The SkyTrain is built above roadways, and this infrastructure naturally traps vehicle exhaust fumes. I was four months pregnant while we were there and it made me feel quite conscious of what air I was breathing in.
This was not our first time in Bangkok. We spent a day there in December 2013. It was around the time of civil riots in the city, and we were quite conscious of this as we made our plans for the day. In August 2015, the Erwaran Shrine, located within the city centre, and a short ten-minute walk from where we were staying in Chit Lom in 2016, was bombed.
Then in October 2016 the national monarch, King Bhumibol Adulyadej, died at the age of 88, after reigning for 70 years. This has led to more concerns regarding civil unrest in the country.

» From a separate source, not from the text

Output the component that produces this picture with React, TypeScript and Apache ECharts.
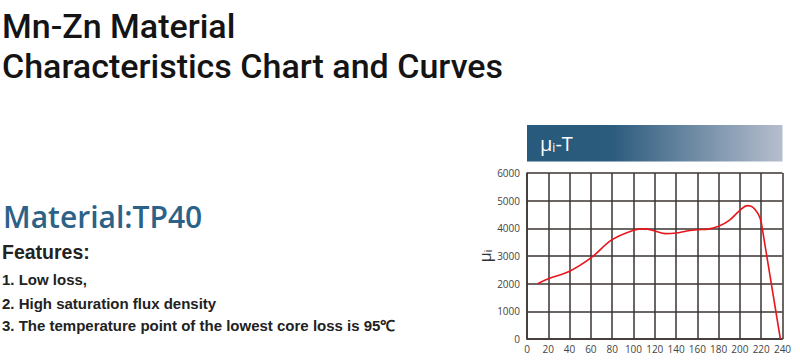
import React, { useEffect, useRef } from "react";
import * as echarts from "echarts";

const temps = [10, 20, 40, 60, 80, 100, 110, 120, 130, 140, 150, 160, 170, 180, 190, 200, 207, 212, 217, 220];
const mu = [2000, 2180, 2450, 2930, 3590, 3930, 3980, 3905, 3810, 3830, 3905, 3950, 3970, 4075, 4290, 4650, 4820, 4770, 4530, 4230];
const dropTemps = [220, 238];
const dropMu = [4230, 0];

const titleLines = ["Mn-Zn Material", "Characteristics Chart and Curves"];
const materialName = "Material:TP40";
const featuresHeading = "Features:";
const features = [
  "1. Low loss,",
  "2. High saturation flux density",
  "3. The temperature point of the lowest core loss is 95℃",
];

export default function App() {
  const ref = useRef<HTMLDivElement>(null);
  useEffect(() => {
    if (!ref.current) return;
    const chart = echarts.init(ref.current, undefined, { renderer: "svg" });
    const lineMain = temps.map((t, i) => [t, mu[i]]);
    const lineDrop = dropTemps.map((t, i) => [t, dropMu[i]]);
    const gridColor = "#3b3532";
    const titleSize = 34;
    const itemSize = 15;
    chart.setOption({
      animation: false,
      backgroundColor: "#ffffff",
      grid: { left: 527, right: 17.5, top: 173, bottom: 21, containLabel: false },
      xAxis: {
        type: "value",
        min: 0,
        max: 240,
        interval: 20,
        axisLine: { show: true, lineStyle: { color: gridColor, width: 1.5 } },
        axisTick: { show: false },
        splitLine: { show: true, lineStyle: { color: gridColor, width: 1.5 } },
        axisLabel: { color: "#444", fontSize: 10, fontFamily: "Open Sans", margin: 5 },
      },
      yAxis: {
        type: "value",
        min: 0,
        max: 6000,
        interval: 1000,
        name: "{mu|μ}{sub|i}",
        nameLocation: "middle",
        nameRotate: 90,
        nameGap: 33,
        nameTextStyle: {
          rich: {
            mu: { fontSize: 16, color: "#333", fontFamily: "Open Sans" },
            sub: { fontSize: 10, color: "#333", fontFamily: "Open Sans", padding: [6, 0, 0, 0] },
          },
        },
        axisLine: { show: true, lineStyle: { color: gridColor, width: 1.5 } },
        axisTick: { show: false },
        splitLine: { show: true, lineStyle: { color: gridColor, width: 1.5 } },
        axisLabel: {
          color: "#444",
          fontSize: 10,
          fontFamily: "Open Sans",
          margin: 7,
          formatter: (v: number) => String(v),
        },
      },
      series: [
        {
          type: "line",
          data: lineMain,
          smooth: 0.4,
          symbol: "none",
          lineStyle: { color: "#e8161c", width: 1.6 },
        },
        {
          type: "line",
          data: lineDrop,
          smooth: false,
          symbol: "none",
          lineStyle: { color: "#e8161c", width: 1.6 },
        },
      ],
      graphic: [
        {
          type: "rect",
          shape: { x: 527, y: 125, width: 255.5, height: 36.5 },
          style: {
            fill: new echarts.graphic.LinearGradient(0, 0, 1, 0, [
              { offset: 0, color: "#275a7c" },
              { offset: 0.33, color: "#2b5b7d" },
              { offset: 1, color: "#b6bece" },
            ]),
          },
        },
        {
          type: "text",
          x: 540,
          y: 143,
          style: {
            text: "{mu|μ}{sub|i}{t|-T}",
            verticalAlign: "middle",
            rich: {
              mu: { fontSize: 20, fill: "#ffffff", fontFamily: "Open Sans" },
              sub: { fontSize: 12, fill: "#ffffff", fontFamily: "Open Sans", padding: [8, 0, 0, 0] },
              t: { fontSize: 20, fill: "#ffffff", fontFamily: "Open Sans" },
            },
          },
        },
        ...titleLines.map((line, i) => ({
          type: "text",
          x: 2,
          y: [26.2, 66.2][i],
          style: {
            text: line,
            fill: "#141414",
            fontSize: titleSize,
            fontWeight: 500,
            fontFamily: "Roboto",
            verticalAlign: "middle",
          },
        })),
        {
          type: "text",
          x: 3,
          y: 216.5,
          style: {
            text: materialName,
            fill: "#2c6287",
            fontSize: 30,
            fontWeight: 600,
            fontFamily: "Open Sans",
            verticalAlign: "middle",
          },
        },
        {
          type: "text",
          x: 2,
          y: 251.5,
          style: {
            text: featuresHeading,
            fill: "#222",
            fontSize: 19.5,
            fontWeight: "bold",
            fontFamily: "Liberation Sans",
            verticalAlign: "middle",
          },
        },
        ...features.map((f, i) => ({
          type: "text",
          x: 2,
          y: [279.75, 303, 325.75][i],
          style: {
            text: f,
            fill: "#222",
            fontSize: itemSize,
            fontWeight: "bold",
            fontFamily: "Liberation Sans",
            verticalAlign: "middle",
          },
        })),
      ],
    });
    return () => chart.dispose();
  }, []);
  return (
    <div
      ref={ref}
      style={{ position: "fixed", left: 0, top: 0, width: 800, height: 360 }}
    />
  );
}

For all of these threats and the knowledge in the back of our minds that the country, and therefore its capital, was experiencing this discontent, we never came face to face with it. We were conscious while we were there that it’s recommended that tourists avoid talking about the king, the military junta or politics in general with local Thai people. It’s difficult to get a sense of what local people are struggling with, or living with if you aren’t really able to talk to them about it openly. That says a lot itself I suppose.
While we were in the Philippines I saw a sign which broke my heart a little bit. It was in a public lavatory, and said something to the effect of ‘Our children are precious, please protect them’ and made reference to child trafficking. I was reminded of that sign when walking around Bangkok. Old white males sitting at tables being served by young, beautiful Thai women or men dressed as women. Viagra (or a cheap knock-off) for sale by street vendors. The sex industry seems to be alive and well in Bangkok.
It’s hard to see this and not feel that local Thai people are being exploited by wealthy westerners. Surely this has an impact on a place’s resilience? If your people are objectified and targeted by a certain demographic of tourist, it must have a knock-on effect.